Exercise details: Print the material below exactly as it stands, please, from its first line to the line holding "(0,9) -- (19.2,28.5)", with no pictures.
#### Records for this task ####
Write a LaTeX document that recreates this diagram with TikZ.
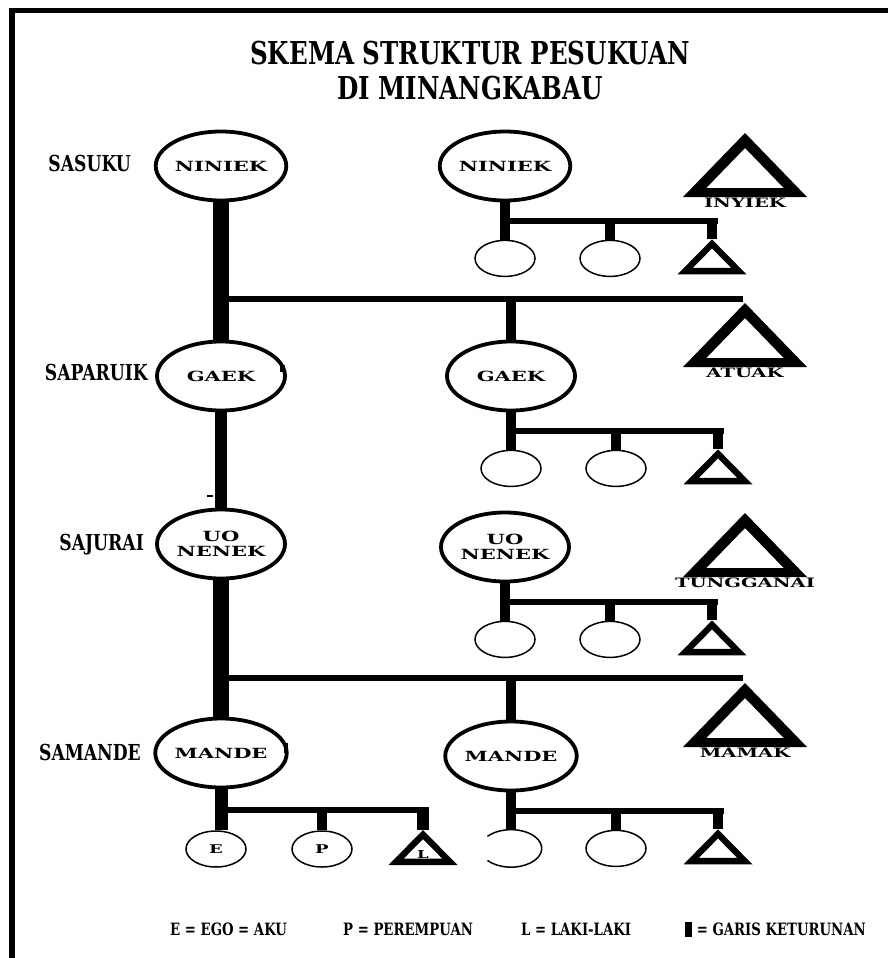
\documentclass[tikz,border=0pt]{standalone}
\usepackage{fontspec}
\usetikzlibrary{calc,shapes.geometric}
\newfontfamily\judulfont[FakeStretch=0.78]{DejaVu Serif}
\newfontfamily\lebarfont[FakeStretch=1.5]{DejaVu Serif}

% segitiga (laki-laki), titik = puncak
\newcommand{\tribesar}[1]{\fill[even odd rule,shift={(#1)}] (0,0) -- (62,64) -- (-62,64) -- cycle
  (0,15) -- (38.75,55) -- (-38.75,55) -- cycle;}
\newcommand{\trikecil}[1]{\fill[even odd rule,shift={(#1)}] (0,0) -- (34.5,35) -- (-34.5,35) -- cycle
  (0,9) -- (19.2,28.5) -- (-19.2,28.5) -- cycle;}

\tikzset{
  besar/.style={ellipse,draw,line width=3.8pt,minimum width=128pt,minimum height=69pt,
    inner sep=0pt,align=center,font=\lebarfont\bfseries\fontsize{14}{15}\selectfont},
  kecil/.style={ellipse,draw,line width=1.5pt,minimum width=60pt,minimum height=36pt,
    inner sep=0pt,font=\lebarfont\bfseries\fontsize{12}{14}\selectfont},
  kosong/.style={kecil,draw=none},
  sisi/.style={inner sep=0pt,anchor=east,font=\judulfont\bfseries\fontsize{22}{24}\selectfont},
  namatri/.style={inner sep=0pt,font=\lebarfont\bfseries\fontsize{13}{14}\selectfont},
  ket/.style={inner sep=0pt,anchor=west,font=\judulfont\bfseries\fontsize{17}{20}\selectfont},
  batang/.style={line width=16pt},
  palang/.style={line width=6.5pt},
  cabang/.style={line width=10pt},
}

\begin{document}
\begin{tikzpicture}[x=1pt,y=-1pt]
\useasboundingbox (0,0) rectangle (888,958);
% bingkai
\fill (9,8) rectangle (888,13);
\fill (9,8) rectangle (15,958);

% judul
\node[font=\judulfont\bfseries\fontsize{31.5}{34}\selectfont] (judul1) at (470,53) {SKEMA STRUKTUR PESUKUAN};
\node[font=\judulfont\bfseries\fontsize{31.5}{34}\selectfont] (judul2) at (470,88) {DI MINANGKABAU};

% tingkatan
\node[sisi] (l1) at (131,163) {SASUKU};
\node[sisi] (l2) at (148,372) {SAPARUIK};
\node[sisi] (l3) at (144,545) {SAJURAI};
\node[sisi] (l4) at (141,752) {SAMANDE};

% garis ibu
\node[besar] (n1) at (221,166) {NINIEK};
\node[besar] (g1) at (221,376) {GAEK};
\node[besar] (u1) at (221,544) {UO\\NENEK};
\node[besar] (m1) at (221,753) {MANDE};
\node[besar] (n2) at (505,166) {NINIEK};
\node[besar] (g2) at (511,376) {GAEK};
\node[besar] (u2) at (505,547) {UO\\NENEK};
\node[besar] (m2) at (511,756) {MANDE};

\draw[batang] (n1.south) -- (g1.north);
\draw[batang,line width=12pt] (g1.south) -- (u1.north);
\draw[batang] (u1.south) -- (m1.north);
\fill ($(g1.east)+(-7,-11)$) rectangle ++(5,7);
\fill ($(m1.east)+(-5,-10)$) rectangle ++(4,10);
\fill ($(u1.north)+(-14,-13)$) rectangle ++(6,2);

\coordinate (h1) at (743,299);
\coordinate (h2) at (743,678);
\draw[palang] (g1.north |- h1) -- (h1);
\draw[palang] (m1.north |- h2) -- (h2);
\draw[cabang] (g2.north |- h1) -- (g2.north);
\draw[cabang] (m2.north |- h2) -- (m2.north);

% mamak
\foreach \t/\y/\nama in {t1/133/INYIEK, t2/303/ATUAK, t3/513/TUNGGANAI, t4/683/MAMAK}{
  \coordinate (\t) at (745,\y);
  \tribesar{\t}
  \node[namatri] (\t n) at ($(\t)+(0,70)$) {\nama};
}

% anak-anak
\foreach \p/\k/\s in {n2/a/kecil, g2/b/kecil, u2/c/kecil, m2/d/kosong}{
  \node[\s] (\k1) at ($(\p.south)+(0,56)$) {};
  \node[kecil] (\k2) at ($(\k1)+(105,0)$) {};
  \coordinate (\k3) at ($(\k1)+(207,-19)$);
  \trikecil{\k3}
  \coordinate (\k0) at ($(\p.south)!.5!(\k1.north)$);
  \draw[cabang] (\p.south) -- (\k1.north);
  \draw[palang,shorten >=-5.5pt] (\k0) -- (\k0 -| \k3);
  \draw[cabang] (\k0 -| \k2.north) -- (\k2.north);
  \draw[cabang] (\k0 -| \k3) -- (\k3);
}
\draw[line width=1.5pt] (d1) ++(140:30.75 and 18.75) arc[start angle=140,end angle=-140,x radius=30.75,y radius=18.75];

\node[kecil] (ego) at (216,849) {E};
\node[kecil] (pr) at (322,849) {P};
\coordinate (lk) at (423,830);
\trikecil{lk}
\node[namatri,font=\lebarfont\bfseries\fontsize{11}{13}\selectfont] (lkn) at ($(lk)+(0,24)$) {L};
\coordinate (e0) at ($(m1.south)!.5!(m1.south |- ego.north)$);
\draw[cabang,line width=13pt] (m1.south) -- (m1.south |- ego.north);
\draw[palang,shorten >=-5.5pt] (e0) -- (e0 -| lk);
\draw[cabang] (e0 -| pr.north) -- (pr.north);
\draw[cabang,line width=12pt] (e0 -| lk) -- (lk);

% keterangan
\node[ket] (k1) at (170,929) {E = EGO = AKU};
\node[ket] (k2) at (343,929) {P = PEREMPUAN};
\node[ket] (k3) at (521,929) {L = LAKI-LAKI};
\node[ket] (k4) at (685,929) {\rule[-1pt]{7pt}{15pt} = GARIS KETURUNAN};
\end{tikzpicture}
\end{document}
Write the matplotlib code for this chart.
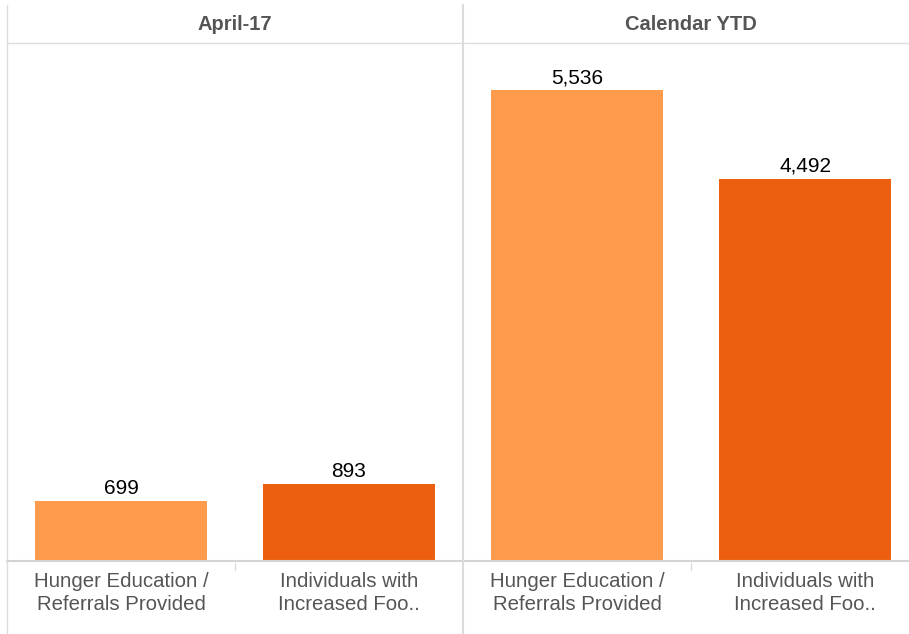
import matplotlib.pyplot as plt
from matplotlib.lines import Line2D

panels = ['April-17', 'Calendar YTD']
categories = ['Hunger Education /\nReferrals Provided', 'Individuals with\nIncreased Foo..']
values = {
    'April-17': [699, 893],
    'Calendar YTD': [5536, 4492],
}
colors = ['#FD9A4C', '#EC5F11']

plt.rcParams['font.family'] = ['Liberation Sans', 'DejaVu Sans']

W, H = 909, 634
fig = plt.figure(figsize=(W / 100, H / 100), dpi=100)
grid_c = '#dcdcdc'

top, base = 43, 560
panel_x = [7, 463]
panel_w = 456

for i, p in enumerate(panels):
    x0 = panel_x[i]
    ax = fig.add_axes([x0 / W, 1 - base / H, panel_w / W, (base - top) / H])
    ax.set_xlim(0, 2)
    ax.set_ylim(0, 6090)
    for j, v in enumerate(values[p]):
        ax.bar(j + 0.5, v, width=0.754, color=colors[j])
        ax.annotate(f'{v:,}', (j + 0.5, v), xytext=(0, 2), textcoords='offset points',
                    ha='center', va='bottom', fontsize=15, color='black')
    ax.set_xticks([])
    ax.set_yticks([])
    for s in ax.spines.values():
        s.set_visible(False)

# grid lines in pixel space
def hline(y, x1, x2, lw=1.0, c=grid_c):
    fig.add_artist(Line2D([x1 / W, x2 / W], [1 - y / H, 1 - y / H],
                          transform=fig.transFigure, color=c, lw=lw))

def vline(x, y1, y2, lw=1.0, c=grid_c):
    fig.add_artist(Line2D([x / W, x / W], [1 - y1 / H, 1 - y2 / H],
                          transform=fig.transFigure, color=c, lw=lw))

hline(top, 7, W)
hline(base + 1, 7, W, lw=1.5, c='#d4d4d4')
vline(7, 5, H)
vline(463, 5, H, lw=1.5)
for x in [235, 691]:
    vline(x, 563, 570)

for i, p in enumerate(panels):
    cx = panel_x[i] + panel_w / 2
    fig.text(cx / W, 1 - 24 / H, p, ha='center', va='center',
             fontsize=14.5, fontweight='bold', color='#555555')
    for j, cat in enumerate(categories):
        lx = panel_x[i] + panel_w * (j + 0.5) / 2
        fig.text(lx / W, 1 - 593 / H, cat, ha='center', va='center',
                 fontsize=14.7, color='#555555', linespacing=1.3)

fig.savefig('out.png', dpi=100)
####
Expected output:
Write a LaTeX document that recreates this diagram with TikZ.
\documentclass[tikz,border=0pt]{standalone}
\usepackage{fontspec}
\usetikzlibrary{calc,shapes.geometric}
\newfontfamily\judulfont[FakeStretch=0.78]{DejaVu Serif}
\newfontfamily\lebarfont[FakeStretch=1.5]{DejaVu Serif}

% segitiga (laki-laki), titik = puncak
\newcommand{\tribesar}[1]{\fill[even odd rule,shift={(#1)}] (0,0) -- (62,64) -- (-62,64) -- cycle
  (0,15) -- (38.75,55) -- (-38.75,55) -- cycle;}
\newcommand{\trikecil}[1]{\fill[even odd rule,shift={(#1)}] (0,0) -- (34.5,35) -- (-34.5,35) -- cycle
  (0,9) -- (19.2,28.5) -- (-19.2,28.5) -- cycle;}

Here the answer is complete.